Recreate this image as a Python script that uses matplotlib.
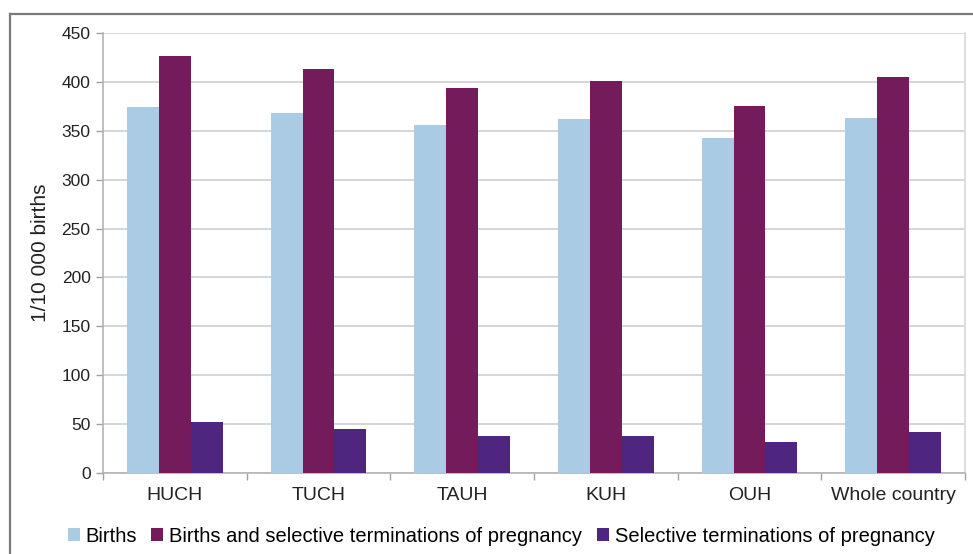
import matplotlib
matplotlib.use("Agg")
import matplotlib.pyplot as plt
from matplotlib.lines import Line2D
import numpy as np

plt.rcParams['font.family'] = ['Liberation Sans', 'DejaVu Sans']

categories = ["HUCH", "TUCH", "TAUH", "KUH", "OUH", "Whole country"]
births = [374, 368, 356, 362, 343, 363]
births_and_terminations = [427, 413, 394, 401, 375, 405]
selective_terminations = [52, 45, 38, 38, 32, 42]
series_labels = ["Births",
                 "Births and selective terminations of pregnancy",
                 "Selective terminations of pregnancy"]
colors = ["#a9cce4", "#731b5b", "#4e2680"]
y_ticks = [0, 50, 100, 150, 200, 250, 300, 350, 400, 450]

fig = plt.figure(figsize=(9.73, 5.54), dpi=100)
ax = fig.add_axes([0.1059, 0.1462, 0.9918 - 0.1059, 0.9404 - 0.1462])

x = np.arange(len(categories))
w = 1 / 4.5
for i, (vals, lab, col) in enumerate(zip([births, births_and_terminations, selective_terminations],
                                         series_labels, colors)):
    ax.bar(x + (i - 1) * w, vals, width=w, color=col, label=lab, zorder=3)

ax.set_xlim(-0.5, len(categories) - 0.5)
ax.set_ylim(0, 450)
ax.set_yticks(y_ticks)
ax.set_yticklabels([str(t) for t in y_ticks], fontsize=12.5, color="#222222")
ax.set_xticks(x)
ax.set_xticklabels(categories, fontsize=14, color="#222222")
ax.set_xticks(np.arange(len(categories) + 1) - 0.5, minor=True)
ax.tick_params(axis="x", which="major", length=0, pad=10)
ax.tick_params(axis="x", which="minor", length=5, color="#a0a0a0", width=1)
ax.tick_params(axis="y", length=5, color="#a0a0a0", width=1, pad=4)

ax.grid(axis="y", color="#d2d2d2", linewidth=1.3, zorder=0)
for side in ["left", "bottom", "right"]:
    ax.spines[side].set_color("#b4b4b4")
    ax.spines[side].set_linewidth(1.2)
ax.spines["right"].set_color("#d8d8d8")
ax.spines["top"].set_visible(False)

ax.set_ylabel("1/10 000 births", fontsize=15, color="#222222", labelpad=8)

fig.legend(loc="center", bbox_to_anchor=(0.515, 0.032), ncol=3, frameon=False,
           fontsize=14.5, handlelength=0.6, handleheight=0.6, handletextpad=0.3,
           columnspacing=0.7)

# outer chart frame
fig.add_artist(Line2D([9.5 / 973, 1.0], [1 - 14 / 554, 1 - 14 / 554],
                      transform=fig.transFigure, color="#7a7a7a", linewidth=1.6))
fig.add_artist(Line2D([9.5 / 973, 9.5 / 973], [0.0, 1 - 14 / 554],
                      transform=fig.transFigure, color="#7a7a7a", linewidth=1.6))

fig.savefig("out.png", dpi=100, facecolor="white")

* WHAT THE TASK REQUIRES *
Leave the pictures out and reproduce exactly the lines from the top of the listing above through the line with "ax = fig.add_axes([0.1059, 0.1462, 0.9918".

* SOLUTION FOR THIS PROBLEM *
Recreate this image as a Python script that uses matplotlib.
import matplotlib
matplotlib.use("Agg")
import matplotlib.pyplot as plt
from matplotlib.lines import Line2D
import numpy as np

plt.rcParams['font.family'] = ['Liberation Sans', 'DejaVu Sans']

categories = ["HUCH", "TUCH", "TAUH", "KUH", "OUH", "Whole country"]
births = [374, 368, 356, 362, 343, 363]
births_and_terminations = [427, 413, 394, 401, 375, 405]
selective_terminations = [52, 45, 38, 38, 32, 42]
series_labels = ["Births",
                 "Births and selective terminations of pregnancy",
                 "Selective terminations of pregnancy"]
colors = ["#a9cce4", "#731b5b", "#4e2680"]
y_ticks = [0, 50, 100, 150, 200, 250, 300, 350, 400, 450]

fig = plt.figure(figsize=(9.73, 5.54), dpi=100)
ax = fig.add_axes([0.1059, 0.1462, 0.9918 - 0.1059, 0.9404 - 0.1462])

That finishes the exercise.